How to get the meaning of a word using Cortana
Cortana is a digital assistant bundled with Windows 10. You can control it using voice commands or type into its search box to find various information from the web or automate certain tasks on your computer. Cortana can do many interesting things. One of the lesser known features of Cortana is the ability to find the meaning of a word. Here is how it can be used as a dictionary.
In one of our previous articles, we already showed you a not-so-typical usage of the search box and Cortana in Windows 10. It allows you to perform basic calculations. Refer to the article here to see how to do that: Use Search for basic calculations in Windows 10.
Cortana also lets you find the meaning of a word right from the search box on the taskbar.

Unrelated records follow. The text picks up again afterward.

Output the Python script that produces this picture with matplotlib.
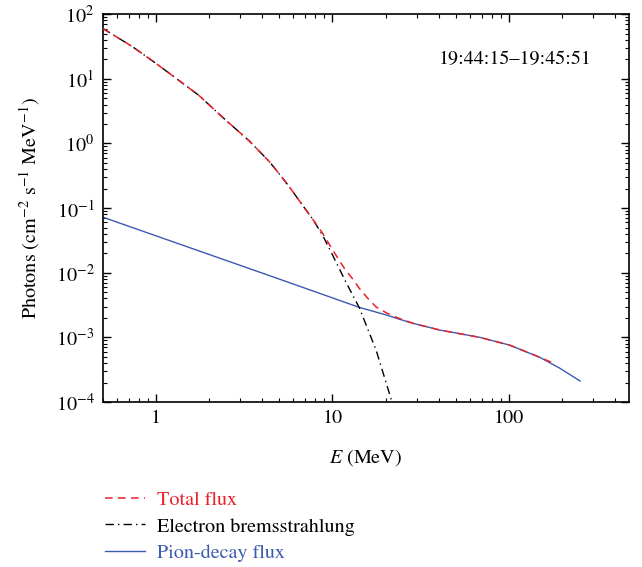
import numpy as np
import matplotlib
matplotlib.use('Agg')
import matplotlib.pyplot as plt
from matplotlib.ticker import LogLocator, NullFormatter

plt.rcParams['font.family'] = 'STIXGeneral'
plt.rcParams['mathtext.fontset'] = 'stix'

# values (energy in MeV, flux as log10)
total_e = [0.5, 0.734, 1.0, 1.35, 1.75, 2.49, 3.38, 4.39, 5.0, 5.7, 6.67, 7.73, 8.8, 10.0, 11.8, 13.06,
           14.2, 15.8, 17.7, 20.2, 23, 28.6, 40.5, 68.4, 101, 150, 179]
total_log = [1.78, 1.50, 1.24, 0.975, 0.745, 0.36, 0.04, -0.28, -0.47, -0.67, -0.93, -1.17, -1.39, -1.64, -1.95, -2.10,
             -2.24, -2.39, -2.53, -2.62, -2.69, -2.783, -2.886, -3.0, -3.12, -3.31, -3.40]

brems_e = [0.5, 0.734, 1.0, 1.35, 1.75, 2.49, 3.38, 4.39, 5.0, 5.7, 6.67, 7.73, 8.8, 10.0, 11.8, 14.2, 17.7, 21.6, 22.3]
brems_log = [1.78, 1.50, 1.24, 0.975, 0.745, 0.36, 0.04, -0.28, -0.47, -0.67, -0.93, -1.17, -1.42, -1.72, -2.12, -2.54, -3.20, -3.97, -4.12]

pion_e = [0.5, 5.0, 14.2, 20.2, 24, 28.6, 40.5, 68.4, 101, 150, 195, 253]
pion_log = [-1.14, -2.098, -2.536, -2.654, -2.72, -2.783, -2.886, -3.0, -3.12, -3.31, -3.48, -3.675]

red = '#e8212b'
blue = '#3b5bb2'

fig = plt.figure(figsize=(6.42, 5.67), dpi=100)
ax = fig.add_axes([0.160, 0.291, 0.820, 0.684])

ax.plot(pion_e, 10 ** np.array(pion_log), color=blue, lw=1.0, label='Pion-decay flux', zorder=2)
ax.plot(brems_e, 10 ** np.array(brems_log), color='black', ls=(0, (6, 3, 1, 3)), lw=1.0,
        label='Electron bremsstrahlung', zorder=3)
ax.plot(total_e, 10 ** np.array(total_log), color=red, ls=(0, (5, 3.5)), lw=1.1, label='Total flux', zorder=4)

ax.set_xscale('log')
ax.set_yscale('log')
ax.set_xlim(0.5, 480)
ax.set_ylim(1e-4, 1e2)

ax.set_xticks([1, 10, 100])
ax.set_xticklabels(['1', '10', '100'])
ax.xaxis.set_minor_locator(LogLocator(base=10, subs=np.arange(2, 10)))
ax.xaxis.set_minor_formatter(NullFormatter())
ax.yaxis.set_major_locator(LogLocator(base=10, numticks=10))
ax.yaxis.set_minor_locator(LogLocator(base=10, subs=np.arange(2, 10), numticks=20))
ax.yaxis.set_minor_formatter(NullFormatter())

ax.tick_params(which='both', direction='in', top=True, right=True, labelsize=14.5)
ax.tick_params(which='major', length=6, width=1, pad=6)
ax.tick_params(which='minor', length=3, width=0.8)
for s in ax.spines.values():
    s.set_linewidth(1.2)

ax.set_xlabel(r'$E$ (MeV)', fontsize=14.5, labelpad=14)
ax.set_ylabel(r'Photons (cm$^{-2}$ s$^{-1}$ MeV$^{-1}$)', fontsize=14.5, labelpad=10)

ax.text(0.783, 0.884, '19:44:15\u201319:45:51', transform=ax.transAxes, ha='center', va='center', fontsize=14.5)

handles, labels = ax.get_legend_handles_labels()
order = [2, 1, 0]
fig.legend([handles[i] for i in order], [labels[i] for i in order],
           loc='upper left', bbox_to_anchor=(0.148, 0.152), frameon=False, fontsize=14.5,
           handlelength=2.0, handletextpad=0.6, labelspacing=0.42, labelcolor='linecolor', borderpad=0)

fig.savefig('out.png', dpi=100)
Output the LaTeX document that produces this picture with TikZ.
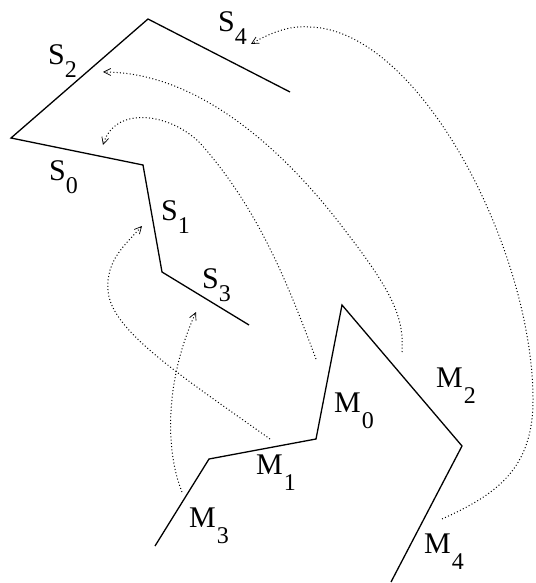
\documentclass[tikz,border=0pt]{standalone}
\usepackage{fontspec}
\setmainfont{Liberation Serif}
\usetikzlibrary{arrows.meta}
\newcommand\mainsz{\fontsize{30}{32}\selectfont}
\newcommand\subsz{\fontsize{24}{26}\selectfont}
\newcommand\Slab[1]{S\raisebox{-13pt}{\subsz #1}}
\newcommand\Mlab[1]{M\kern1pt\raisebox{-16pt}{\subsz #1}}
\begin{document}
\begin{tikzpicture}[x=1pt,y=-1pt,
  solidline/.style={line width=1.3pt,line join=miter},
  lab/.style={anchor=base west,inner sep=0pt,font=\mainsz},
  dotarrow/.style={line width=1pt,dash pattern=on 1pt off 2.3pt,
    -{Straight Barb[length=7pt,width=7pt,line width=0.7pt]}}]
\useasboundingbox (0,0) rectangle (535,583);
% S polyline
\coordinate (s4) at (290,92);
\coordinate (st) at (148,19);
\coordinate (sl) at (11,138);
\coordinate (s0) at (143,165);
\coordinate (s1) at (162,272);
\coordinate (s3) at (249,325);
\draw[solidline] (s4) -- (st) -- (sl) -- (s0) -- (s1) -- (s3);
% M polyline
\coordinate (m3) at (155,546);
\coordinate (m1) at (209,459);
\coordinate (m0) at (316,439);
\coordinate (mt) at (342,305);
\coordinate (m2) at (462,446);
\coordinate (m4) at (391,582);
\draw[solidline] (m3) -- (m1) -- (m0) -- (mt) -- (m2) -- (m4);
% labels
\node[lab] (lS4) at (218,32) {\Slab{4}};
\node[lab] (lS2) at (48,65) {\Slab{2}};
\node[lab] (lS0) at (49,180) {\Slab{0}};
\node[lab] (lS1) at (161,220) {\Slab{1}};
\node[lab] (lS3) at (202,288) {\Slab{3}};
\node[lab] (lM0) at (334,412) {\Mlab{0}};
\node[lab] (lM1) at (256,474) {\Mlab{1}};
\node[lab] (lM2) at (436,387) {\Mlab{2}};
\node[lab] (lM3) at (189,527) {\Mlab{3}};
\node[lab] (lM4) at (424,553) {\Mlab{4}};
% arrow end points
\coordinate (a4s) at (442,519); \coordinate (a4e) at (251,44);
\coordinate (a2s) at (402,352); \coordinate (a2e) at (103,72);
\coordinate (a0s) at (316,359); \coordinate (a0e) at (103,145);
\coordinate (a1s) at (270,439); \coordinate (a1e) at (142,226);
\coordinate (a3s) at (182,492); \coordinate (a3e) at (196,312);
% dotted arrows
\draw[dotarrow] (a4s) .. controls (495,495) and (533,470) .. (533,400)
  .. controls (533,250) and (420,30) .. (310,27)
  .. controls (290,25) and (270,33) .. (a4e);
\draw[dotarrow] (a2s) .. controls (404,320) and (395,295) .. (347,233)
  .. controls (300,170) and (210,72) .. (a2e);
\draw[dotarrow] (a0s) .. controls (290,290) and (260,210) .. (200,143)
  .. controls (170,113) and (115,105) .. (a0e);
\draw[dotarrow] (a1s) .. controls (180,375) and (110,330) .. (108,290)
  .. controls (106,260) and (125,245) .. (a1e);
\draw[dotarrow] (a3s) .. controls (165,450) and (165,380) .. (a3e);
\end{tikzpicture}
\end{document}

It works quickly and shows the results immediately after you type the following:
What does YOUR_WORD_HERE mean
You can also speak this if your PC has a microphone and the voice recognition feature of Cortana will show you the meaning of that word.
Once this is done, Cortana will show you the definition of the word that you asked for.
Once this is done, Cortana will show you the definition of the word that you asked for.
There is another shorter form of the text you need to type. Use the following query to ask Cortana:
define YOUR_WORD_HERE
The first result will show you a quick definition, which might be all you need in most cases. To see more details, click that quick definition or press Enter. That opens an expanded definition, and if that's not enough you can click to see the full definition in your web browser.
There is a catch though. Cortana is using its online backend to show you word definitions, i.e. the online part of Cortana needs to be enabled and connected to Microsoft servers to use this feature. If you are working offline or if you have disabled web search by disabling Cortana and kept only the local search feature on, this feature will not work in the search box.
Of course, instead of using Cortana, you can do the same with any search engine such as Google or Bing in a web browser(via ZDNet).